Toshiko Horiuchi MacAdam, who orders yarn by the ton for her creations, is the textile artist behind the oft photographed net constructions at the Hakone sculpture park in Sapporo Japan.
I love the story of how she came to be engaged with children’s play: “It all happened quite by accident. Two children had entered the gallery where she was exhibiting ‘Multiple Hammock No. 1’ and, blissfully unaware of the usual polite protocols that govern the display of fine art, asked to use it. She watched nervously as they climbed into the structure, but then was thrilled to find that the work suddenly came alive in ways she had never really anticipated. She noticed that the fabric took on new life – swinging and stretching with the weight of the small bodies, forming pouches and other unexpected transformations, and above all there were the sounds of the undisguised delight of children exploring a new play space.”

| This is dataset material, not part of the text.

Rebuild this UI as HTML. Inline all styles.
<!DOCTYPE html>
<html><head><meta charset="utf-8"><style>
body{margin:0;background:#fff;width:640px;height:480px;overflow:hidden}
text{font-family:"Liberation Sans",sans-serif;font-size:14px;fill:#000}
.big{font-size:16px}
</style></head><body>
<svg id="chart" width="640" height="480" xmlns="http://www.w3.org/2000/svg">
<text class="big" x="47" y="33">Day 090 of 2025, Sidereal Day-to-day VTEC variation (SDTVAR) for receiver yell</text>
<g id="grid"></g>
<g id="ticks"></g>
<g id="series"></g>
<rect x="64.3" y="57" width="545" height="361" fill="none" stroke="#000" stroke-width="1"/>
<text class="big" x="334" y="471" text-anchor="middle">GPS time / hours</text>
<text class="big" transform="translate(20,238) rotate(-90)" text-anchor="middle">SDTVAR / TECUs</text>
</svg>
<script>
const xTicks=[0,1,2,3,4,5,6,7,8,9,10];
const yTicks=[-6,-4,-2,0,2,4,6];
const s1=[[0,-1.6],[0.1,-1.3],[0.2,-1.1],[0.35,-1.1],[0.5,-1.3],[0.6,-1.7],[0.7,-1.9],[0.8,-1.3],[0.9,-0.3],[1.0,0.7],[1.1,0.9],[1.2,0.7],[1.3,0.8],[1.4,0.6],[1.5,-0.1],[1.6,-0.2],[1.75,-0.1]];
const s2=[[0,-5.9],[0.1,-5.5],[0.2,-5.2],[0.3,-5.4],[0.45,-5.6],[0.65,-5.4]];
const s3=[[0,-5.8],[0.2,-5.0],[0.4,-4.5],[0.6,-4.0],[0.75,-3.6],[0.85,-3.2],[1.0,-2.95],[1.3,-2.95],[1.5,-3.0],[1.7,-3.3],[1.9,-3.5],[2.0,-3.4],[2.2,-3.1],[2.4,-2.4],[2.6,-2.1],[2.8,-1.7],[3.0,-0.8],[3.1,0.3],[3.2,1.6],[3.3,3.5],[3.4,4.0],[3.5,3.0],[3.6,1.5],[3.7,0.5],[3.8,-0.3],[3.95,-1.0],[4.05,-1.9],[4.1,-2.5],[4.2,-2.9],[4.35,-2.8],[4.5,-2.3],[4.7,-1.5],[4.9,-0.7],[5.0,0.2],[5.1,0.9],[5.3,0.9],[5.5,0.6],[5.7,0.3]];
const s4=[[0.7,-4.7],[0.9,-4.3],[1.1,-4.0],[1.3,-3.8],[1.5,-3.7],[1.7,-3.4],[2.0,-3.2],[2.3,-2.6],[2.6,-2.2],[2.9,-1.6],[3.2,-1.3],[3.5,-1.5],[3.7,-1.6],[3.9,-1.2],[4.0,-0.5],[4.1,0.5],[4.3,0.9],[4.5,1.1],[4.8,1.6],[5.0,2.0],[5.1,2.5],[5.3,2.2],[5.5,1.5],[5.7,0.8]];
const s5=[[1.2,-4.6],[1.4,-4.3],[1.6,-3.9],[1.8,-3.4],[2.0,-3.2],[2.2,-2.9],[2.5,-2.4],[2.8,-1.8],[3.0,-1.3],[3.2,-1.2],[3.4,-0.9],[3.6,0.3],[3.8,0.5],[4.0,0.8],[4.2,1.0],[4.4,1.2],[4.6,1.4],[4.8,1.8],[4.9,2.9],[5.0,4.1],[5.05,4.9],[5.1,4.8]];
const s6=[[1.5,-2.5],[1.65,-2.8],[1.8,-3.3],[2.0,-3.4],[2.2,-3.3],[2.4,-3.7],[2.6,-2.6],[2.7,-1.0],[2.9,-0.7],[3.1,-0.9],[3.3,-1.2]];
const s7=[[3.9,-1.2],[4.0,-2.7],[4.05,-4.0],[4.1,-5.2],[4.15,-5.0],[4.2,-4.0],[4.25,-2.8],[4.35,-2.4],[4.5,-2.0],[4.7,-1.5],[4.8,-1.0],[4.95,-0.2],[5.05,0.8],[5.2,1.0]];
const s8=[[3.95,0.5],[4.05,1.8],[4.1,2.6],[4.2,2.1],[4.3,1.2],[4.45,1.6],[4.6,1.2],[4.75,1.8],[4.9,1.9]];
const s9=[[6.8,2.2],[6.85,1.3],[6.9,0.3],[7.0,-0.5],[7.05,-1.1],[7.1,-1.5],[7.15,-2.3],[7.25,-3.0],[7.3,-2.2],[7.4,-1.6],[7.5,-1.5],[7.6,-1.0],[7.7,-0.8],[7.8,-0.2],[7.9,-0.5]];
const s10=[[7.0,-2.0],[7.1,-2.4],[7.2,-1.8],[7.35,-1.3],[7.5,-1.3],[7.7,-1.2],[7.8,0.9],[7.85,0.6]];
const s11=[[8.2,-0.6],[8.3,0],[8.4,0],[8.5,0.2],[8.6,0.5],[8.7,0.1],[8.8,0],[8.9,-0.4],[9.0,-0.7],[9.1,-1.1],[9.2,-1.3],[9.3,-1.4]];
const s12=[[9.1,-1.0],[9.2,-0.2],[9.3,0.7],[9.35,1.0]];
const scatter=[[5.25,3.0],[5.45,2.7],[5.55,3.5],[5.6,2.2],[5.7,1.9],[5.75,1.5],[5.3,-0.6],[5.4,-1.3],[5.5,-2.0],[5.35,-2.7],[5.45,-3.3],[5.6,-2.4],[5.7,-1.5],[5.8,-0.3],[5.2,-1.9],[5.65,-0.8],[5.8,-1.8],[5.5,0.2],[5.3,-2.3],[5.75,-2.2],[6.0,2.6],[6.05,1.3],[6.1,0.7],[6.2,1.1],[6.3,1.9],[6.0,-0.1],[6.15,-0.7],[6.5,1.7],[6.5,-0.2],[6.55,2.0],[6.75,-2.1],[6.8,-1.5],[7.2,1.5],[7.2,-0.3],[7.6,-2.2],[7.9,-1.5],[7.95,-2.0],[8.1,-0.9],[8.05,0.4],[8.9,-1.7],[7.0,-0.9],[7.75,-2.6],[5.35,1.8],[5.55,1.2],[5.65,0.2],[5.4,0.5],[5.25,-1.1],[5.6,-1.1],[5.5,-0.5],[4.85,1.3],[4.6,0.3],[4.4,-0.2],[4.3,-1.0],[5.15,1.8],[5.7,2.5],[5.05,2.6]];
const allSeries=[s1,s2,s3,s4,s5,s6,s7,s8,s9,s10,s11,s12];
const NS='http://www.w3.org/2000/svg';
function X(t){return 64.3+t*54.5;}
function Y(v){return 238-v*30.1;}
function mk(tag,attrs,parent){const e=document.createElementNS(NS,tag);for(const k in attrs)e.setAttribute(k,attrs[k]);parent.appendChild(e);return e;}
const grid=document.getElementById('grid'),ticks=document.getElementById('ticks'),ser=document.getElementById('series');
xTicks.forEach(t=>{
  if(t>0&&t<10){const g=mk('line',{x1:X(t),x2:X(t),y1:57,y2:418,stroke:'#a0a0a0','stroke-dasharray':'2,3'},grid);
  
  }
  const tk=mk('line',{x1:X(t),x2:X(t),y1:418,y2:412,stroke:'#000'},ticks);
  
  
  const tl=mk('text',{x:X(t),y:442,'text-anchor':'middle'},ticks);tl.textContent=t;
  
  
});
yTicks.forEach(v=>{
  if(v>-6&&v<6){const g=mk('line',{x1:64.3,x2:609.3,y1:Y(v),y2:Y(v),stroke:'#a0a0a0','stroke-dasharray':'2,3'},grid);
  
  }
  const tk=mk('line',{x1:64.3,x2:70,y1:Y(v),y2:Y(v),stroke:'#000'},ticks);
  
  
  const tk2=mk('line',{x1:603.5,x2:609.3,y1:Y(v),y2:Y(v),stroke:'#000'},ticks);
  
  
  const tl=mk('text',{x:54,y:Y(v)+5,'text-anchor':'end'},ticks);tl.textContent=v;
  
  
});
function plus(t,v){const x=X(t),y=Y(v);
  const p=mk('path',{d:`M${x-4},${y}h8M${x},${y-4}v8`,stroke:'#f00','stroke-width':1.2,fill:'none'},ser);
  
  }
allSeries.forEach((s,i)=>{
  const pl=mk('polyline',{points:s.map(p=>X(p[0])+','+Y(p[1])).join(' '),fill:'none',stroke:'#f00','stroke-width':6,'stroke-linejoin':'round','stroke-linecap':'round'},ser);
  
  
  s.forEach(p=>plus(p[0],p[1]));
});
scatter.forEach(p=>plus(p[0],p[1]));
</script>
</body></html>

From that point, her work shifted out of the gallery and a subdued, monochromatic palette into a riotous rainbowof colors for children’s playscapes.
Rainbow Net was produced in close collaboration with structural engineers TIS & Partners and landscape architects Takano Landscape Planning and opened in July of 2000 after three years of planning, testing, and building.

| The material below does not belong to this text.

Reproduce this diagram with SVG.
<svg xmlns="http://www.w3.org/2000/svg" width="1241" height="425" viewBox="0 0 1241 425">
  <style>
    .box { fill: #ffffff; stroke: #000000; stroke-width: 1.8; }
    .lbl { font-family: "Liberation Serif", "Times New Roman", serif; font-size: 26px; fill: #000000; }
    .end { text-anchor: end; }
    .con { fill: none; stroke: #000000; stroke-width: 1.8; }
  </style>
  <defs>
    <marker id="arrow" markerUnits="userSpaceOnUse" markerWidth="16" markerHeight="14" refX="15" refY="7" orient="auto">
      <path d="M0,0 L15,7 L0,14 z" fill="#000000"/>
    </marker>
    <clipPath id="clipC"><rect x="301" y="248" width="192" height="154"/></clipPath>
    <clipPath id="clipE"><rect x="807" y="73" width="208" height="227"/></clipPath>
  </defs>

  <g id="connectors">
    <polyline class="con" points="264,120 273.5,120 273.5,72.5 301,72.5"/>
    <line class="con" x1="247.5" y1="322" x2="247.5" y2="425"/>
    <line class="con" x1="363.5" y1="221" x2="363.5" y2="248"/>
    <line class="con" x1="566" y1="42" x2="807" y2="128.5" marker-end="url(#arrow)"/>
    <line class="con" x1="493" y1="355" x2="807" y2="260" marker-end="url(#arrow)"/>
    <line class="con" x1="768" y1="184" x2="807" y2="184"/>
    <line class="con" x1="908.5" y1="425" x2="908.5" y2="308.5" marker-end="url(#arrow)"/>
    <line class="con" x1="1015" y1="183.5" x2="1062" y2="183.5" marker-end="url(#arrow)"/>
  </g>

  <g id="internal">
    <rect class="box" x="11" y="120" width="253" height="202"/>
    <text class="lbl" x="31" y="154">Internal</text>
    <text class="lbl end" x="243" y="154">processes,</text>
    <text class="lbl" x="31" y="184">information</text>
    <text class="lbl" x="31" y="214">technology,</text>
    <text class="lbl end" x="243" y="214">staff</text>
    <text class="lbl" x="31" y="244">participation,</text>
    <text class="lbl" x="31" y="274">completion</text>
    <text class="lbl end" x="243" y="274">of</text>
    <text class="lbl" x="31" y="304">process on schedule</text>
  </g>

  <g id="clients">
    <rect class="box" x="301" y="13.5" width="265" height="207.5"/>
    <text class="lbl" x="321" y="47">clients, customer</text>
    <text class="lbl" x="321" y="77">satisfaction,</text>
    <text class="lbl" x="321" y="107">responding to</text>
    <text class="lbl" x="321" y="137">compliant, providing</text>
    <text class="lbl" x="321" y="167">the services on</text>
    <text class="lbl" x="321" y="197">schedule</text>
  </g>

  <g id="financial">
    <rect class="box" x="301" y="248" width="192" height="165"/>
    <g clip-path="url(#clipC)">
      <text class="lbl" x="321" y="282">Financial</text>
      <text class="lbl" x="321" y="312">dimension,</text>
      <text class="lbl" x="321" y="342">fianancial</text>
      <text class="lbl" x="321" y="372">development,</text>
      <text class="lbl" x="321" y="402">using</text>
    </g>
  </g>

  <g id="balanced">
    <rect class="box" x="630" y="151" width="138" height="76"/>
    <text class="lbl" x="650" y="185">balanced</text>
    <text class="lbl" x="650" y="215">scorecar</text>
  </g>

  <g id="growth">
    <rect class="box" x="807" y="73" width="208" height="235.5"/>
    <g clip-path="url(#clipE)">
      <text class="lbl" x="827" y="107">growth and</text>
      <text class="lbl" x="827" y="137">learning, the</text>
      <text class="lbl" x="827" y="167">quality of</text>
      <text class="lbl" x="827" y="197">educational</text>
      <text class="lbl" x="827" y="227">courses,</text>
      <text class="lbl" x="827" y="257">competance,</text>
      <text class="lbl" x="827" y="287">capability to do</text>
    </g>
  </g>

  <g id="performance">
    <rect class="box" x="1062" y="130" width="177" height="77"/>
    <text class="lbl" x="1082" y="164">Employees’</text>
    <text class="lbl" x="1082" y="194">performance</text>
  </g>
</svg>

Note that the project began with a brief not for a playground, but simply for ‘public art’. Wouldn’t it be great if when we heard ‘public art’ we automatically thought ‘play’?
But innovative playscapes require an enormous commitment:
|“…endless cycles of discussion and approval, with meticulous attention to detail…[including] an actual scale wooden replica of the space in Horiuchi’s studio and accurately scaled crocheted nets using fine cotton thread. Even then, it was difficult to assess many things. What difference, for instance, would the weight of the real yarn make when everything increased in scale? All of these factors had to be calculated in order to arrive at a scientific methodology that could eradicate any risk of unacceptable danger.”|
During final assembly, Toshiko crocheted ten hours a day, often on her knees, until the installation was complete.
With the current revival of the textile arts and yarn bombings everywhere, I’d love to see more crochet on the playground!